EXERCISE BRIEF: Will you write out the data exactly, excluding every picture?

DATASET EXCERPT:
---

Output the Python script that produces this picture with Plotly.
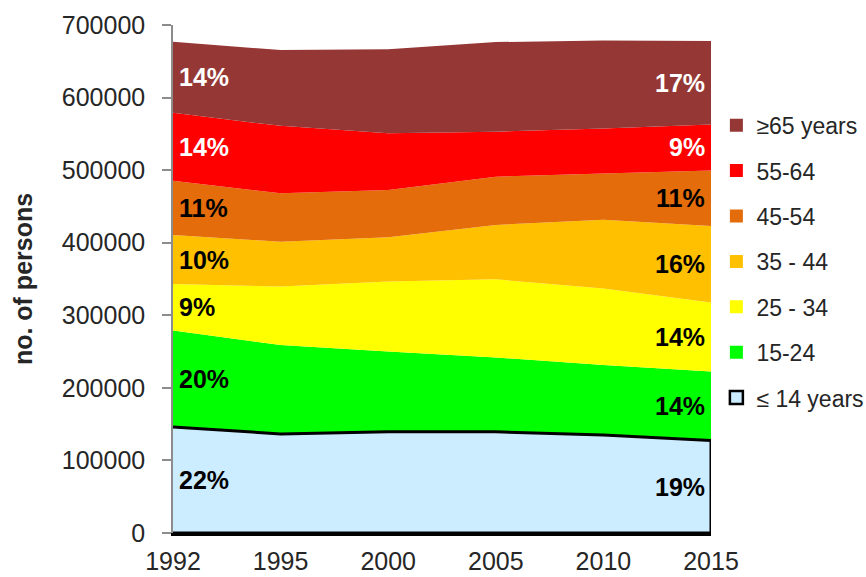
import plotly.graph_objects as go

# Census years (evenly spaced categories on the x axis)
years = ["1992", "1995", "2000", "2005", "2010", "2015"]

# Population by age group, bottom of the stack first
under15 = [146000, 136500, 139500, 139500, 135000, 127500]
age15_24 = [133000, 122500, 110500, 102500, 96500, 95000]
age25_34 = [64000, 80500, 96500, 107500, 105500, 95000]
age35_44 = [67500, 62000, 61000, 75000, 94500, 105500]
age45_54 = [75000, 66500, 65000, 66500, 64000, 76500]
age55_64 = [93500, 93000, 78500, 62000, 62000, 63500]
age65plus = [98000, 104500, 115500, 123500, 121000, 115000]

group_names = ["≤ 14 years", "15-24", "25 - 34", "35 - 44", "45-54", "55-64", "≥65 years"]
group_values = [under15, age15_24, age25_34, age35_44, age45_54, age55_64, age65plus]
group_colors = ["#CCECFF", "#00FF00", "#FFFF00", "#FFC000", "#E46C0A", "#FF0000", "#953735"]
label_colors = ["black", "black", "black", "black", "black", "white", "white"]

y_ticks = [0, 100000, 200000, 300000, 400000, 500000, 600000, 700000]

FONT = "Liberation Sans, Arial, sans-serif"

fig = go.Figure()

# Stacked areas
for name, vals, col in zip(group_names, group_values, group_colors):
    fig.add_trace(go.Scatter(
        x=years, y=vals, name=name, stackgroup="pop", mode="lines",
        line=dict(width=0, color=col), fillcolor=col, showlegend=False,
        hoverinfo="x+y+name",
    ))

# Outlined youngest group drawn as a closed shape on top of the stack
fig.add_trace(go.Scatter(
    x=years + years[::-1], y=under15 + [0] * len(years),
    mode="lines", fill="toself", fillcolor=group_colors[0],
    line=dict(color="black", width=3), showlegend=False, hoverinfo="skip",
))

# Legend entries as square swatches, oldest group first
for i in range(len(group_names) - 1, -1, -1):
    outline = dict(color="black", width=2.5) if i == 0 else dict(width=0)
    fig.add_trace(go.Scatter(
        x=[None], y=[None], mode="markers", name=group_names[i],
        legendgroup=group_names[i],
        marker=dict(symbol="square", size=13, color=group_colors[i], line=outline),
    ))

# Share labels for the first and last year, centred in each band
totals = [sum(v[k] for v in group_values) for k in range(len(years))]
for col_idx, anchor, shift in [(0, "left", 4), (len(years) - 1, "right", -4)]:
    base = 0
    for vals, tcol in zip(group_values, label_colors):
        v = vals[col_idx]
        pct = round(100 * v / totals[col_idx])
        fig.add_annotation(
            xref="x", yref="y", x=col_idx, y=base + v / 2,
            text=f"<b>{pct}%</b>",
            showarrow=False, xanchor=anchor, yanchor="middle", xshift=shift,
            font=dict(family=FONT, size=25, color=tcol),
        )
        base += v

fig.update_layout(
    width=866, height=577,
    margin=dict(l=173, r=155, t=25, b=44, autoexpand=False),
    paper_bgcolor="white", plot_bgcolor="white",
    font=dict(family=FONT, color="#262626"),
    legend=dict(
        x=1.01, xanchor="left", y=0.845, yanchor="top",
        traceorder="grouped", tracegroupgap=12.5,
        font=dict(family=FONT, size=23, color="#262626"),
        bgcolor="rgba(0,0,0,0)",
    ),
    showlegend=True,
)

fig.update_xaxes(
    type="category", range=[0, len(years) - 1], automargin=False,
    showline=True, linecolor="black", linewidth=3,
    ticks="", showgrid=False, zeroline=False,
    tickfont=dict(family=FONT, size=25, color="#262626"),
    ticklabelstandoff=4,
)

fig.update_yaxes(
    range=[0, 700000], tickvals=y_ticks, tickformat="d", automargin=False,
    showline=True, linecolor="#8c8c8c", linewidth=1.5,
    ticks="outside", ticklen=9, tickwidth=1.5, tickcolor="#8c8c8c",
    showgrid=False, zeroline=False,
    tickfont=dict(family=FONT, size=25, color="#262626"),
    ticklabelstandoff=12,
    title=dict(text="<b>no. of persons</b>", standoff=22,
               font=dict(family=FONT, size=25, color="#262626")),
)

fig.write_html("out.html")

---

SOLUTION:
Output the Python script that produces this picture with Plotly.
import plotly.graph_objects as go

# Census years (evenly spaced categories on the x axis)
years = ["1992", "1995", "2000", "2005", "2010", "2015"]

# Population by age group, bottom of the stack first
under15 = [146000, 136500, 139500, 139500, 135000, 127500]
age15_24 = [133000, 122500, 110500, 102500, 96500, 95000]
age25_34 = [64000, 80500, 96500, 107500, 105500, 95000]
age35_44 = [67500, 62000, 61000, 75000, 94500, 105500]
age45_54 = [75000, 66500, 65000, 66500, 64000, 76500]
age55_64 = [93500, 93000, 78500, 62000, 62000, 63500]
age65plus = [98000, 104500, 115500, 123500, 121000, 115000]

group_names = ["≤ 14 years", "15-24", "25 - 34", "35 - 44", "45-54", "55-64", "≥65 years"]
group_values = [under15, age15_24, age25_34, age35_44, age45_54, age55_64, age65plus]
group_colors = ["#CCECFF", "#00FF00", "#FFFF00", "#FFC000", "#E46C0A", "#FF0000", "#953735"]
label_colors = ["black", "black", "black", "black", "black", "white", "white"]

y_ticks = [0, 100000, 200000, 300000, 400000, 500000, 600000, 700000]

FONT = "Liberation Sans, Arial, sans-serif"

fig = go.Figure()

# Stacked areas
for name, vals, col in zip(group_names, group_values, group_colors):
    fig.add_trace(go.Scatter(
        x=years, y=vals, name=name, stackgroup="pop", mode="lines",
        line=dict(width=0, color=col), fillcolor=col, showlegend=False,
        hoverinfo="x+y+name",
    ))

# Outlined youngest group drawn as a closed shape on top of the stack
fig.add_trace(go.Scatter(
    x=years + years[::-1], y=under15 + [0] * len(years),
    mode="lines", fill="toself", fillcolor=group_colors[0],
    line=dict(color="black", width=3), showlegend=False, hoverinfo="skip",
))

# Legend entries as square swatches, oldest group first
for i in range(len(group_names) - 1, -1, -1):
    outline = dict(color="black", width=2.5) if i == 0 else dict(width=0)
    fig.add_trace(go.Scatter(
        x=[None], y=[None], mode="markers", name=group_names[i],
        legendgroup=group_names[i],
        marker=dict(symbol="square", size=13, color=group_colors[i], line=outline),
    ))

# Share labels for the first and last year, centred in each band
totals = [sum(v[k] for v in group_values) for k in range(len(years))]
for col_idx, anchor, shift in [(0, "left", 4), (len(years) - 1, "right", -4)]:
    base = 0
    for vals, tcol in zip(group_values, label_colors):
        v = vals[col_idx]
        pct = round(100 * v / totals[col_idx])
        fig.add_annotation(
            xref="x", yref="y", x=col_idx, y=base + v / 2,
            text=f"<b>{pct}%</b>",
            showarrow=False, xanchor=anchor, yanchor="middle", xshift=shift,
            font=dict(family=FONT, size=25, color=tcol),
        )
        base += v

fig.update_layout(
    width=866, height=577,
    margin=dict(l=173, r=155, t=25, b=44, autoexpand=False),
    paper_bgcolor="white", plot_bgcolor="white",
    font=dict(family=FONT, color="#262626"),
    legend=dict(
        x=1.01, xanchor="left", y=0.845, yanchor="top",
        traceorder="grouped", tracegroupgap=12.5,
        font=dict(family=FONT, size=23, color="#262626"),
        bgcolor="rgba(0,0,0,0)",
    ),
    showlegend=True,
)

fig.update_xaxes(
    type="category", range=[0, len(years) - 1], automargin=False,
    showline=True, linecolor="black", linewidth=3,
    ticks="", showgrid=False, zeroline=False,
    tickfont=dict(family=FONT, size=25, color="#262626"),
    ticklabelstandoff=4,
)

fig.update_yaxes(
    range=[0, 700000], tickvals=y_ticks, tickformat="d", automargin=False,
    showline=True, linecolor="#8c8c8c", linewidth=1.5,
    ticks="outside", ticklen=9, tickwidth=1.5, tickcolor="#8c8c8c",
    showgrid=False, zeroline=False,
    tickfont=dict(family=FONT, size=25, color="#262626"),
    ticklabelstandoff=12,
    title=dict(text="<b>no. of persons</b>", standoff=22,
               font=dict(family=FONT, size=25, color="#262626")),
)

fig.write_html("out.html")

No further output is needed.